In 2010 I moved to my current position in the Netherlands, working for the UN in the Prosecutor’s Office at the war crimes tribunal for the former Yugoslavia. For someone who believes strongly in the notion of international justice, it is indeed rewarding to play even a small role in seeking accountability for crimes committed on such a massive scale. However, I am not blind to the perceived (and real) shortcomings and criticisms of war crimes tribunals. Being both reflective and self-critical is necessary in this line of work. Despite this, travelling to Bosnia and seeing first-hand the execution sites of the 1995 Srebrenica massacre was, for me, a stark reminder of why this work remains necessary and important.
Over the last year I have become involved with the Himalayan Community Project (HCP), a non-governmental organisation founded to promote educational initiatives in rural villages in Nepal. The vision for HCP came from the work of its two Nepali founding members, who work in Kathmandu and dedicate their spare time to promoting education and development in their home villages of Achane and Muchok. HCP now operates from Nepal, the US and the Netherlands. I serve on the HCP Board of Directors and am involved with fundraising, publicity and management of our campaigns. HCP is a small organisation, and we all work as volunteers. It is a collaborative effort where family and friends have all donated their time, expertise and energy when they can.
Helping manage an NGO has been a challenge. The learning curve has been steep and we realised quickly that we need to constantly revise our working model to remain responsive to the village communities we aim to support. Yet we have set about creating discrete, achievable goals and we’re already seeing the fruits of our hard work making a small difference in the lives of Nepali school children. More information on HCP can be found at www.himalayancommunityproject.org
Looking back, I don’t see the Fulbright Scholarship as an “award” or a “reward” for achievements of the past, but an opportunity to build something for the future. But with such opportunity comes a strong sense of obligation.
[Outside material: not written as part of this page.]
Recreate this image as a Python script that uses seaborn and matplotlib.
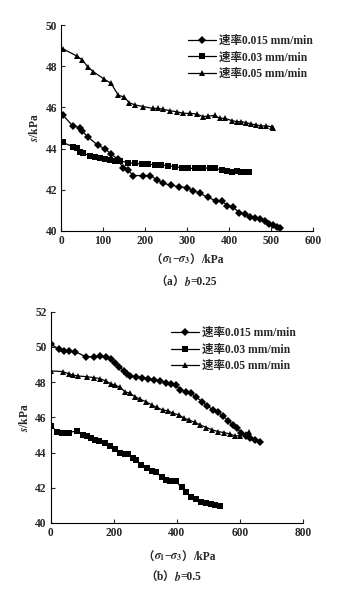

I recognise I’ve been incredibly fortunate to have enjoyed the benefits of education, the chance to travel, engage in meaningful work and to meet interesting, talented and inspiring people. Yet, only a few years into my career, I feel far from “accomplished”. While it is gratifying to reflect on the doors that Fulbright has opened, there is a more pressing urge to look forward. As Fulbright Scholars, we have been afforded a unique privilege to venture into the world and become vocal and active members of the global community, using the abilities we have as a force for change and for good. While it is important to contemplate from time to time how fortunate we are to have been bestowed this privilege, it is more important to channel that gratitude into something meaningful – the world awaits and there is work to be done!